UnNews:Pope's third book on Jesus is really just bad fanfiction
From Uncyclopedia, the content-free encyclopedia
Pope's third book on Jesus is really just bad fanfiction
Every time you think, you weaken the nation —Moe Howard
Sunday, August 30, 2015, 00:32:UTC)(
22 November 2012
VATICAN CITY, Italy -- Pope Benedict has at last published the third part of his literary trilogy that centers- unsurprisingly- around Jesus Christ. The first two books, while not very popular, were generally given good reviews by the few people that read them. "It was pretty good." One avid fan of the series told UnNews, "Would've been better if I knew how to read, but eh." With excellent reviews like this the world had been on the edge of its seat, eagerly awaiting the final book. But much to everyone's horror, when the reviews came in, they were horrible.
"This isn't a book." One critic says. "This is little more than gay fanfiction about Jesus. BAD gay fanfiction." According to critics, the book contains numerous instances of Jesus and his twelve apostles making thinly veiled references to sexual activities, as well as offering a sort of 'gay fanservice' for the series's homosexual readers. "See, there's this part where Jesus meets Mary Magdalene, a whore," The same critic told UnNews, "Now, it would have been perfectly acceptable for him to redeem her soul and then have sex with her, because sex with women is alright according to the Bible. But instead, she washes his feet. Obviously the Pope was attempting to please fans of gay foot fetishism, and that is just not acceptable when it comes to religious text. And that's why it's just fanfiction- Jesus wasn't gay, and he certainly didn't have some weird foot fetish."

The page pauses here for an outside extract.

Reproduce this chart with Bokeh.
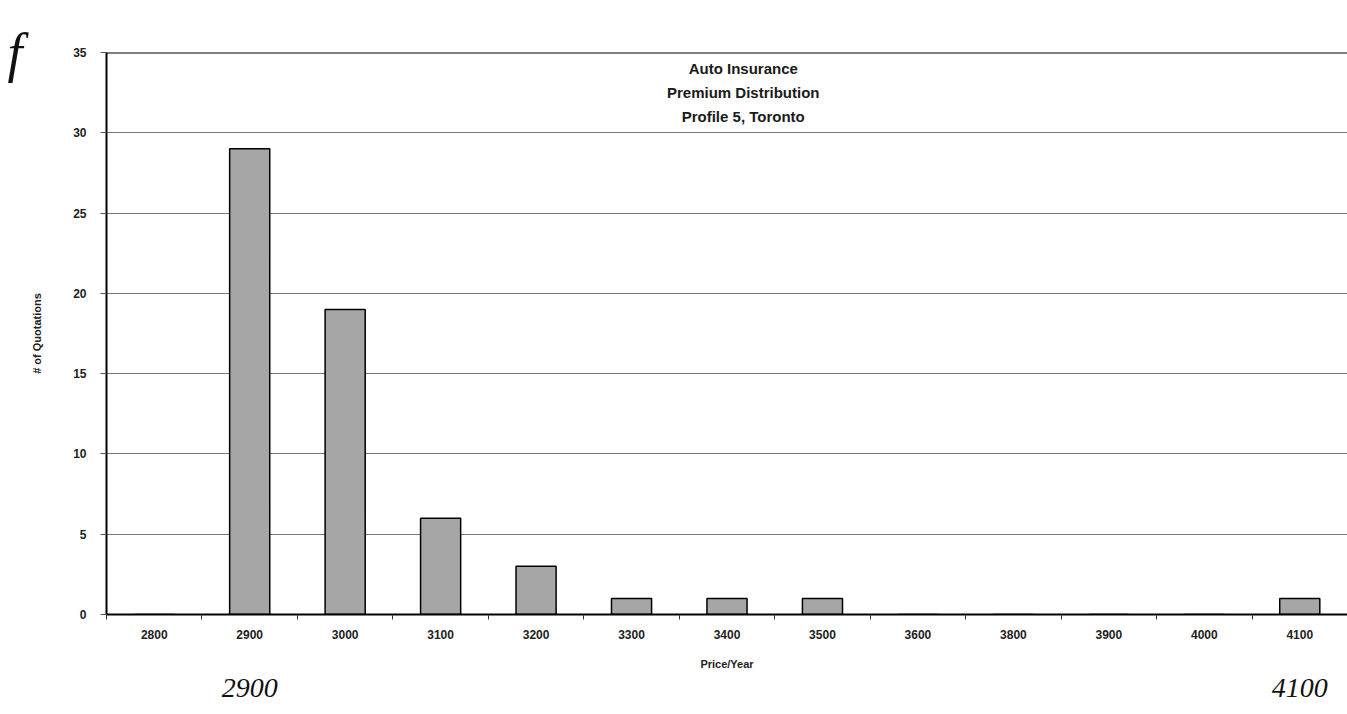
from bokeh.plotting import figure
from bokeh.models import FixedTicker, Span, Label, ColumnDataSource, Range1d, LinearAxis
from bokeh.embed import file_html
from bokeh.resources import INLINE

categories = ["2800", "2900", "3000", "3100", "3200", "3300", "3400", "3500",
              "3600", "3800", "3900", "4000", "4100"]
counts = [0, 29, 19, 6, 3, 1, 1, 1, 0, 0, 0, 0, 1]
y_ticks = [0, 5, 10, 15, 20, 25, 30, 35]
title_lines = ["Auto Insurance", "Premium Distribution", "Profile 5, Toronto"]
notes = ["f", "2900", "4100"]

FONT = "Liberation Sans"

xs = [i + 0.5 for i in range(len(categories))]
src = ColumnDataSource(dict(x=xs, top=counts, cat=categories))

p = figure(width=1347, height=714, output_backend="svg", toolbar_location=None,
           x_range=Range1d(0, len(categories)), y_range=Range1d(0, 35),
           min_border_left=106, min_border_right=0, min_border_top=52, min_border_bottom=100)
p.outline_line_color = None
p.background_fill_color = "white"
p.border_fill_color = "white"

p.vbar(x="x", top="top", width=0.42, bottom=0, source=src,
       fill_color="#a6a6a6", line_color="black", line_width=1.5)

# axes
p.xaxis.ticker = FixedTicker(ticks=xs, minor_ticks=list(range(len(categories) + 1)))
p.xaxis.major_label_overrides = {x: c for x, c in zip(xs, categories)}
p.xaxis.major_tick_out = 0
p.xaxis.major_tick_in = 0
p.xaxis.minor_tick_out = 5
p.xaxis.minor_tick_in = 0
p.xaxis.minor_tick_line_color = "#333333"
p.xaxis.axis_line_color = "black"
p.xaxis.axis_line_width = 2
p.xaxis.major_label_text_font = FONT
p.xaxis.major_label_text_font_style = "bold"
p.xaxis.major_label_text_font_size = "12px"
p.xaxis.major_label_text_color = "#222222"
p.xaxis.major_label_standoff = 10
p.xaxis.axis_label = "Price/Year"
p.xaxis.axis_label_text_font = FONT
p.xaxis.axis_label_text_font_style = "bold"
p.xaxis.axis_label_text_font_size = "11px"
p.xaxis.axis_label_text_color = "#222222"
p.xaxis.axis_label_standoff = 16

p.yaxis.ticker = FixedTicker(ticks=y_ticks)
p.yaxis.major_tick_out = 6
p.yaxis.major_tick_in = 0
p.yaxis.major_tick_line_color = "#555555"
p.yaxis.minor_tick_line_color = None
p.yaxis.axis_line_color = "black"
p.yaxis.axis_line_width = 2
p.yaxis.major_label_text_font = FONT
p.yaxis.major_label_text_font_style = "bold"
p.yaxis.major_label_text_font_size = "12px"
p.yaxis.major_label_text_color = "#222222"
p.yaxis.major_label_standoff = 14
p.yaxis.axis_label = "# of Quotations"
p.yaxis.axis_label_text_font = FONT
p.yaxis.axis_label_text_font_style = "bold"
p.yaxis.axis_label_text_font_size = "11px"
p.yaxis.axis_label_text_color = "#222222"
p.yaxis.axis_label_standoff = 27

p.xgrid.grid_line_color = None
p.ygrid.ticker = FixedTicker(ticks=y_ticks)
p.ygrid.grid_line_color = "#777777"
p.ygrid.grid_line_width = 1

p.add_layout(Span(location=35, dimension="width", line_color="black", line_width=2))

# title inside the plot area
for i, t in enumerate(title_lines):
    p.add_layout(Label(x=6.67, y=34.0 - i * 1.5, text=t, text_align="center",
                       text_baseline="middle", text_font=FONT, text_font_style="bold",
                       text_font_size="15px", text_color="#1a1a1a"))

# handwritten annotations, drawn as labels of bare extra axes
def bare(axis, size, standoff):
    axis.axis_line_color = None
    axis.major_tick_line_color = None
    axis.minor_tick_line_color = None
    axis.major_label_text_font = "Liberation Serif"
    axis.major_label_text_font_style = "italic"
    axis.major_label_text_font_size = size
    axis.major_label_text_color = "#111111"
    axis.major_label_standoff = standoff
    return axis

note_x = [xs[categories.index(notes[1])], xs[categories.index(notes[2])]]
bottom_notes = bare(LinearAxis(ticker=FixedTicker(ticks=note_x, minor_ticks=[]),
                               major_label_overrides={note_x[0]: notes[1], note_x[1]: notes[2]}),
                    "28px", 0)
p.add_layout(bottom_notes, "below")

left_notes = bare(LinearAxis(ticker=FixedTicker(ticks=[35], minor_ticks=[]),
                             major_label_overrides={35: notes[0]}), "54px", 0)
p.add_layout(left_notes, "left")

open("out.html", "w").write(file_html(p, INLINE))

People across the nation cited numerous other instances of gay foot fetish references, with men washing each others feet every time they enter a home. Reports are coming in of serious alienation, disgust, and confusion from anyone who reads it. "I didn't know we had made REX RYAN the Pope." An angry reviewer from the internet said. "I mean, I knew Catholics were gay- what with all the pedophilia- but I didn't think they were THIS gay." The Pope could not be reached for comment, as he had retired to his quarters to play a game with a couple of choir boys.